The stop and go and stop and go of tariffs from Trump's administration for a few months in office got people really spooked. Like, can we trust these people with our entire sense of value in our currency? And now that Trump is attacking the Fed and threatening to control it, people are turning to gold in a bigger and bigger way. And for at least for now while I'm recording this, there seems to be some trepidation about people believing in the dollar. But that's why you see this kind of going back in time on the psychological leaps. (techno music) - In the last few months, well, since the start of the Trump administration, there has been a loss of faith in the dollar vis-a-vis other fiat currencies. People are worried inflation may go up either because of real shocks like the imposition of tariffs.
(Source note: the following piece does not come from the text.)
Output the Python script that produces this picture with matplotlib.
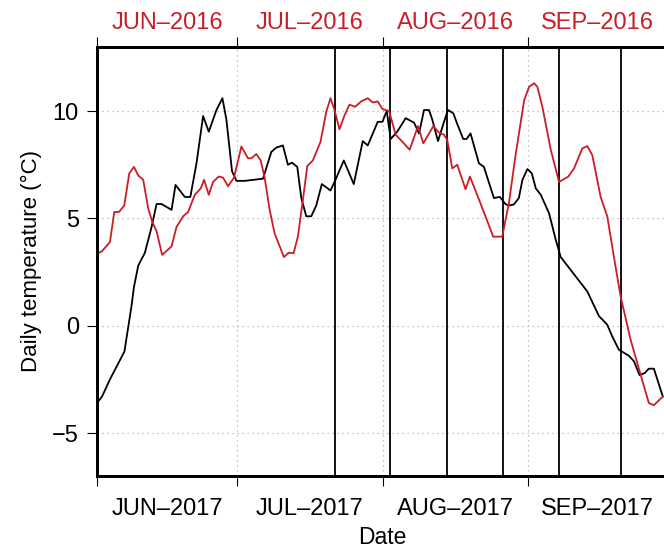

Alternatives to the Dollar: Gold and Emerging Cryptocurrencies
So, people are rushing to other stores of value that don't rely on a central government. The shiny metal, gold, is one of them. But there's another currency that people are opting for, that kind of looks a little bit like gold, at least mentally. - [Reporter] Bitcoin is essentially the new gold. - It's becoming really the true digital gold. - I think a lot of young people are comfortable with digital assets and digital currencies and would switch over to Bitcoin or something different. Either one of those things would provide a check on the Federal Reserve because people would have an alternative, and the Fed would know that if they created too much inflation, people would switch over. - Bitcoin and other cryptocurrencies may represent a future path for this psychological journey of money that we've seen here. But it seems to be too early to tell. But it does seem like we are entering a new chapter on this journey of our sense of value and currency, and trust and belief. I'm not sure what it's gonna look like. I don't presume to know. But as we've seen in this story, I think it's a pretty good guess that no matter what happens next, no matter what we invent with crypto or whatever, that shiny metal, that thing that has fascinated us for thousands of years, the thing that can be divided and stored and doesn't tarnish and that shines like the sun? Gold, I think, will always remain in the background as this thing that we turn to when things feel uncertain. (gentle rhythmic music).